BEGIN SUPPLIED RECORDS

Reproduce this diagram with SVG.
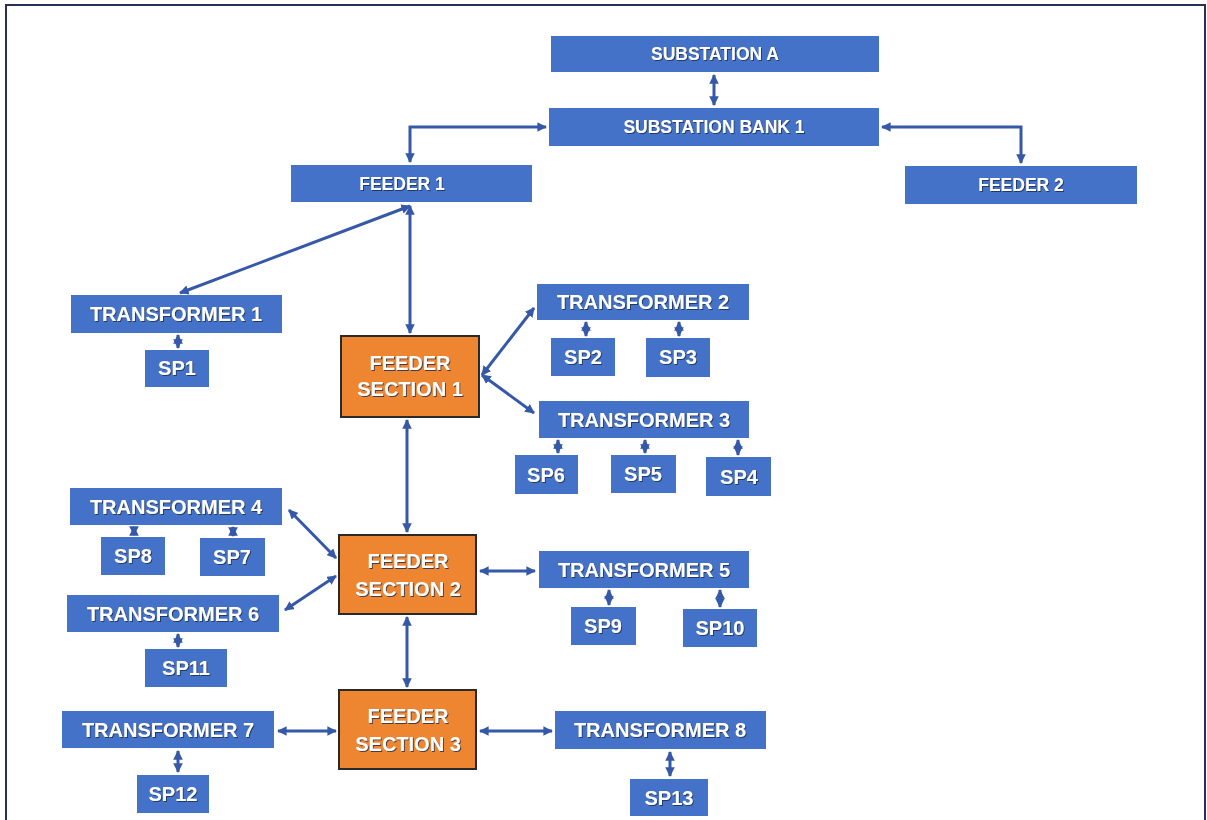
<svg xmlns="http://www.w3.org/2000/svg" width="1207" height="820" viewBox="0 0 1207 820">
<style>
.b{fill:#4472c8;}
.o{fill:#ee8530;stroke:#2a2a2a;stroke-width:2;}
text{font-family:"Liberation Sans",Arial,sans-serif;font-weight:bold;fill:#ffffff;text-anchor:middle;filter:url(#sh);}
.s{font-size:17.5px;}
.t{font-size:20px;}
.f{font-size:20px;}
.c{stroke:#3558a8;stroke-width:3;fill:none;marker-start:url(#ah);marker-end:url(#ah);}
</style>
<defs>
<marker id="ah" viewBox="0 0 10 10" refX="9" refY="5" markerWidth="3.2" markerHeight="3.2" orient="auto-start-reverse" markerUnits="strokeWidth">
<path d="M0,0 L10,5 L0,10 z" fill="#3558a8"/>
</marker>
<filter id="sh" x="-10%" y="-20%" width="120%" height="140%">
<feDropShadow dx="1" dy="1" stdDeviation="0.6" flood-color="#1a2a50" flood-opacity="0.8"/>
</filter>
</defs>
<rect width="1207" height="820" fill="#ffffff"/>
<path d="M6,820 L6,5 L1205,5 L1205,820" fill="none" stroke="#2a2f5a" stroke-width="2"/>

<g id="connectors">
<line class="c" x1="714" y1="75" x2="714" y2="105"/>
<polyline class="c" points="546,127 410,127 410,162"/>
<polyline class="c" points="882,127 1021,127 1021,163"/>
<line class="c" x1="410" y1="206" x2="180" y2="293"/>
<line class="c" x1="410" y1="206" x2="410" y2="333"/>
<line class="c" x1="178" y1="335" x2="178" y2="348"/>
<line class="c" x1="482" y1="375" x2="534" y2="308"/>
<line class="c" x1="482" y1="375" x2="534" y2="413"/>
<line class="c" x1="586" y1="322" x2="586" y2="336"/>
<line class="c" x1="679" y1="322" x2="679" y2="336"/>
<line class="c" x1="558" y1="440" x2="558" y2="453"/>
<line class="c" x1="645" y1="440" x2="645" y2="453"/>
<line class="c" x1="738" y1="440" x2="738" y2="455"/>
<line class="c" x1="407" y1="420" x2="407" y2="532"/>
<line class="c" x1="289" y1="510" x2="336" y2="558"/>
<line class="c" x1="336" y1="576" x2="285" y2="610"/>
<line class="c" x1="134" y1="527" x2="134" y2="535"/>
<line class="c" x1="233" y1="527" x2="233" y2="536"/>
<line class="c" x1="480" y1="571" x2="535" y2="571"/>
<line class="c" x1="609" y1="590" x2="609" y2="605"/>
<line class="c" x1="720" y1="590" x2="720" y2="607"/>
<line class="c" x1="178" y1="634" x2="178" y2="647"/>
<line class="c" x1="407" y1="617" x2="407" y2="687"/>
<line class="c" x1="278" y1="731" x2="336" y2="731"/>
<line class="c" x1="480" y1="731" x2="552" y2="731"/>
<line class="c" x1="178" y1="751" x2="178" y2="772"/>
<line class="c" x1="670" y1="752" x2="670" y2="776"/>
</g>

<g id="substation-a"><rect class="b" x="551" y="36" width="328" height="36"/><text class="s" x="715" y="60">SUBSTATION A</text></g>
<g id="substation-bank-1"><rect class="b" x="549" y="108" width="330" height="38"/><text class="s" x="714" y="133">SUBSTATION BANK 1</text></g>
<g id="feeder-1"><rect class="b" x="291" y="165" width="241" height="37"/><text class="s" x="402" y="190">FEEDER 1</text></g>
<g id="feeder-2"><rect class="b" x="905" y="166" width="232" height="38"/><text class="s" x="1021" y="191">FEEDER 2</text></g>

<g id="transformer-1"><rect class="b" x="71" y="295" width="211" height="38"/><text class="t" x="176" y="321">TRANSFORMER 1</text></g>
<g id="sp1"><rect class="b" x="145" y="350" width="64" height="37"/><text class="t" x="177" y="375">SP1</text></g>

<g id="feeder-section-1"><rect class="o" x="341" y="336" width="138" height="81"/><text class="f" x="410" y="370">FEEDER</text><text class="f" x="410" y="396">SECTION 1</text></g>

<g id="transformer-2"><rect class="b" x="537" y="284" width="212" height="36"/><text class="t" x="643" y="309">TRANSFORMER 2</text></g>
<g id="sp2"><rect class="b" x="551" y="338" width="64" height="38"/><text class="t" x="583" y="364">SP2</text></g>
<g id="sp3"><rect class="b" x="646" y="338" width="64" height="39"/><text class="t" x="678" y="364">SP3</text></g>

<g id="transformer-3"><rect class="b" x="539" y="401" width="210" height="37"/><text class="t" x="644" y="427">TRANSFORMER 3</text></g>
<g id="sp6"><rect class="b" x="515" y="455" width="63" height="39"/><text class="t" x="546" y="482">SP6</text></g>
<g id="sp5"><rect class="b" x="611" y="455" width="65" height="38"/><text class="t" x="643" y="481">SP5</text></g>
<g id="sp4"><rect class="b" x="706" y="457" width="65" height="39"/><text class="t" x="739" y="484">SP4</text></g>

<g id="transformer-4"><rect class="b" x="70" y="488" width="212" height="37"/><text class="t" x="176" y="514">TRANSFORMER 4</text></g>
<g id="sp8"><rect class="b" x="101" y="537" width="64" height="38"/><text class="t" x="133" y="563">SP8</text></g>
<g id="sp7"><rect class="b" x="200" y="538" width="65" height="38"/><text class="t" x="232" y="564">SP7</text></g>

<g id="feeder-section-2"><rect class="o" x="339" y="535" width="137" height="79"/><text class="f" x="408" y="568">FEEDER</text><text class="f" x="408" y="596">SECTION 2</text></g>

<g id="transformer-5"><rect class="b" x="539" y="551" width="210" height="37"/><text class="t" x="644" y="577">TRANSFORMER 5</text></g>
<g id="sp9"><rect class="b" x="571" y="607" width="65" height="38"/><text class="t" x="603" y="633">SP9</text></g>
<g id="sp10"><rect class="b" x="683" y="609" width="74" height="38"/><text class="t" x="720" y="635">SP10</text></g>

<g id="transformer-6"><rect class="b" x="67" y="595" width="212" height="37"/><text class="t" x="173" y="621">TRANSFORMER 6</text></g>
<g id="sp11"><rect class="b" x="145" y="649" width="82" height="38"/><text class="t" x="186" y="675">SP11</text></g>

<g id="feeder-section-3"><rect class="o" x="339" y="690" width="137" height="79"/><text class="f" x="408" y="723">FEEDER</text><text class="f" x="408" y="751">SECTION 3</text></g>

<g id="transformer-7"><rect class="b" x="62" y="711" width="212" height="37"/><text class="t" x="168" y="737">TRANSFORMER 7</text></g>
<g id="sp12"><rect class="b" x="137" y="775" width="72" height="38"/><text class="t" x="173" y="801">SP12</text></g>

<g id="transformer-8"><rect class="b" x="555" y="711" width="211" height="38"/><text class="t" x="660" y="737">TRANSFORMER 8</text></g>
<g id="sp13"><rect class="b" x="630" y="779" width="78" height="37"/><text class="t" x="669" y="805">SP13</text></g>
</svg>
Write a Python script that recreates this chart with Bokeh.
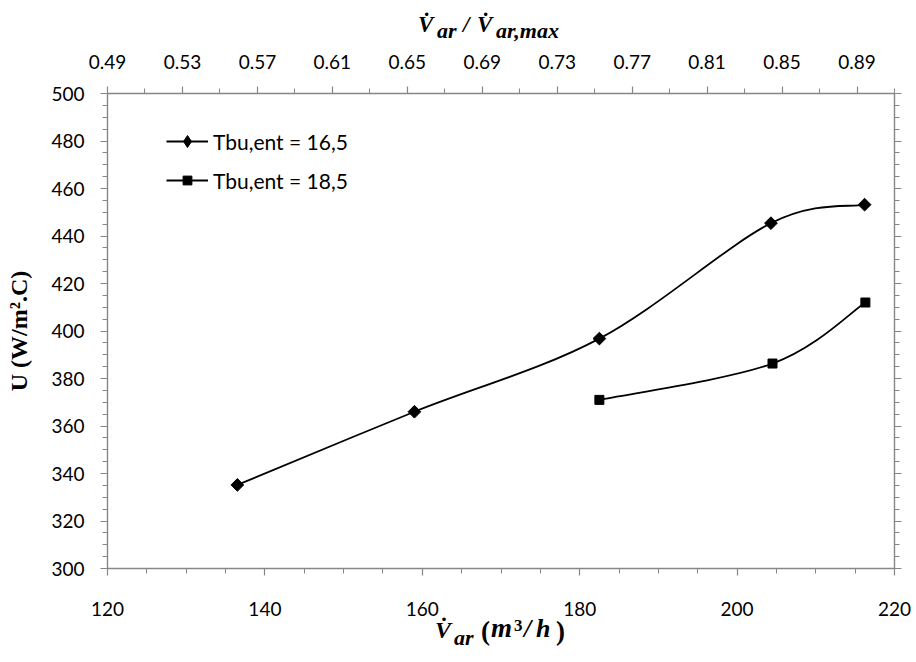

END SUPPLIED RECORDS

• _WHAT IS NEEDED_
Copy the data word for word. Pictures do not go in the copy.

• _WRITTEN ANSWER_
Reproduce this diagram with SVG.
<svg xmlns="http://www.w3.org/2000/svg" width="1207" height="820" viewBox="0 0 1207 820">
<style>
.b{fill:#4472c8;}
.o{fill:#ee8530;stroke:#2a2a2a;stroke-width:2;}
text{font-family:"Liberation Sans",Arial,sans-serif;font-weight:bold;fill:#ffffff;text-anchor:middle;filter:url(#sh);}
.s{font-size:17.5px;}
.t{font-size:20px;}
.f{font-size:20px;}
.c{stroke:#3558a8;stroke-width:3;fill:none;marker-start:url(#ah);marker-end:url(#ah);}
</style>
<defs>
<marker id="ah" viewBox="0 0 10 10" refX="9" refY="5" markerWidth="3.2" markerHeight="3.2" orient="auto-start-reverse" markerUnits="strokeWidth">
<path d="M0,0 L10,5 L0,10 z" fill="#3558a8"/>
</marker>
<filter id="sh" x="-10%" y="-20%" width="120%" height="140%">
<feDropShadow dx="1" dy="1" stdDeviation="0.6" flood-color="#1a2a50" flood-opacity="0.8"/>
</filter>
</defs>
<rect width="1207" height="820" fill="#ffffff"/>
<path d="M6,820 L6,5 L1205,5 L1205,820" fill="none" stroke="#2a2f5a" stroke-width="2"/>

<g id="connectors">
<line class="c" x1="714" y1="75" x2="714" y2="105"/>
<polyline class="c" points="546,127 410,127 410,162"/>
<polyline class="c" points="882,127 1021,127 1021,163"/>
<line class="c" x1="410" y1="206" x2="180" y2="293"/>
<line class="c" x1="410" y1="206" x2="410" y2="333"/>
<line class="c" x1="178" y1="335" x2="178" y2="348"/>
<line class="c" x1="482" y1="375" x2="534" y2="308"/>
<line class="c" x1="482" y1="375" x2="534" y2="413"/>
<line class="c" x1="586" y1="322" x2="586" y2="336"/>
<line class="c" x1="679" y1="322" x2="679" y2="336"/>
<line class="c" x1="558" y1="440" x2="558" y2="453"/>
<line class="c" x1="645" y1="440" x2="645" y2="453"/>
<line class="c" x1="738" y1="440" x2="738" y2="455"/>
<line class="c" x1="407" y1="420" x2="407" y2="532"/>
<line class="c" x1="289" y1="510" x2="336" y2="558"/>
<line class="c" x1="336" y1="576" x2="285" y2="610"/>
<line class="c" x1="134" y1="527" x2="134" y2="535"/>
<line class="c" x1="233" y1="527" x2="233" y2="536"/>
<line class="c" x1="480" y1="571" x2="535" y2="571"/>
<line class="c" x1="609" y1="590" x2="609" y2="605"/>
<line class="c" x1="720" y1="590" x2="720" y2="607"/>
<line class="c" x1="178" y1="634" x2="178" y2="647"/>
<line class="c" x1="407" y1="617" x2="407" y2="687"/>
<line class="c" x1="278" y1="731" x2="336" y2="731"/>
<line class="c" x1="480" y1="731" x2="552" y2="731"/>
<line class="c" x1="178" y1="751" x2="178" y2="772"/>
<line class="c" x1="670" y1="752" x2="670" y2="776"/>
</g>

<g id="substation-a"><rect class="b" x="551" y="36" width="328" height="36"/><text class="s" x="715" y="60">SUBSTATION A</text></g>
<g id="substation-bank-1"><rect class="b" x="549" y="108" width="330" height="38"/><text class="s" x="714" y="133">SUBSTATION BANK 1</text></g>
<g id="feeder-1"><rect class="b" x="291" y="165" width="241" height="37"/><text class="s" x="402" y="190">FEEDER 1</text></g>
<g id="feeder-2"><rect class="b" x="905" y="166" width="232" height="38"/><text class="s" x="1021" y="191">FEEDER 2</text></g>

<g id="transformer-1"><rect class="b" x="71" y="295" width="211" height="38"/><text class="t" x="176" y="321">TRANSFORMER 1</text></g>
<g id="sp1"><rect class="b" x="145" y="350" width="64" height="37"/><text class="t" x="177" y="375">SP1</text></g>

<g id="feeder-section-1"><rect class="o" x="341" y="336" width="138" height="81"/><text class="f" x="410" y="370">FEEDER</text><text class="f" x="410" y="396">SECTION 1</text></g>

<g id="transformer-2"><rect class="b" x="537" y="284" width="212" height="36"/><text class="t" x="643" y="309">TRANSFORMER 2</text></g>
<g id="sp2"><rect class="b" x="551" y="338" width="64" height="38"/><text class="t" x="583" y="364">SP2</text></g>
<g id="sp3"><rect class="b" x="646" y="338" width="64" height="39"/><text class="t" x="678" y="364">SP3</text></g>

<g id="transformer-3"><rect class="b" x="539" y="401" width="210" height="37"/><text class="t" x="644" y="427">TRANSFORMER 3</text></g>
<g id="sp6"><rect class="b" x="515" y="455" width="63" height="39"/><text class="t" x="546" y="482">SP6</text></g>
<g id="sp5"><rect class="b" x="611" y="455" width="65" height="38"/><text class="t" x="643" y="481">SP5</text></g>
<g id="sp4"><rect class="b" x="706" y="457" width="65" height="39"/><text class="t" x="739" y="484">SP4</text></g>

<g id="transformer-4"><rect class="b" x="70" y="488" width="212" height="37"/><text class="t" x="176" y="514">TRANSFORMER 4</text></g>
<g id="sp8"><rect class="b" x="101" y="537" width="64" height="38"/><text class="t" x="133" y="563">SP8</text></g>
<g id="sp7"><rect class="b" x="200" y="538" width="65" height="38"/><text class="t" x="232" y="564">SP7</text></g>

<g id="feeder-section-2"><rect class="o" x="339" y="535" width="137" height="79"/><text class="f" x="408" y="568">FEEDER</text><text class="f" x="408" y="596">SECTION 2</text></g>

<g id="transformer-5"><rect class="b" x="539" y="551" width="210" height="37"/><text class="t" x="644" y="577">TRANSFORMER 5</text></g>
<g id="sp9"><rect class="b" x="571" y="607" width="65" height="38"/><text class="t" x="603" y="633">SP9</text></g>
<g id="sp10"><rect class="b" x="683" y="609" width="74" height="38"/><text class="t" x="720" y="635">SP10</text></g>

<g id="transformer-6"><rect class="b" x="67" y="595" width="212" height="37"/><text class="t" x="173" y="621">TRANSFORMER 6</text></g>
<g id="sp11"><rect class="b" x="145" y="649" width="82" height="38"/><text class="t" x="186" y="675">SP11</text></g>

<g id="feeder-section-3"><rect class="o" x="339" y="690" width="137" height="79"/><text class="f" x="408" y="723">FEEDER</text><text class="f" x="408" y="751">SECTION 3</text></g>

<g id="transformer-7"><rect class="b" x="62" y="711" width="212" height="37"/><text class="t" x="168" y="737">TRANSFORMER 7</text></g>
<g id="sp12"><rect class="b" x="137" y="775" width="72" height="38"/><text class="t" x="173" y="801">SP12</text></g>

<g id="transformer-8"><rect class="b" x="555" y="711" width="211" height="38"/><text class="t" x="660" y="737">TRANSFORMER 8</text></g>
<g id="sp13"><rect class="b" x="630" y="779" width="78" height="37"/><text class="t" x="669" y="805">SP13</text></g>
</svg>
Write a Python script that recreates this chart with Bokeh.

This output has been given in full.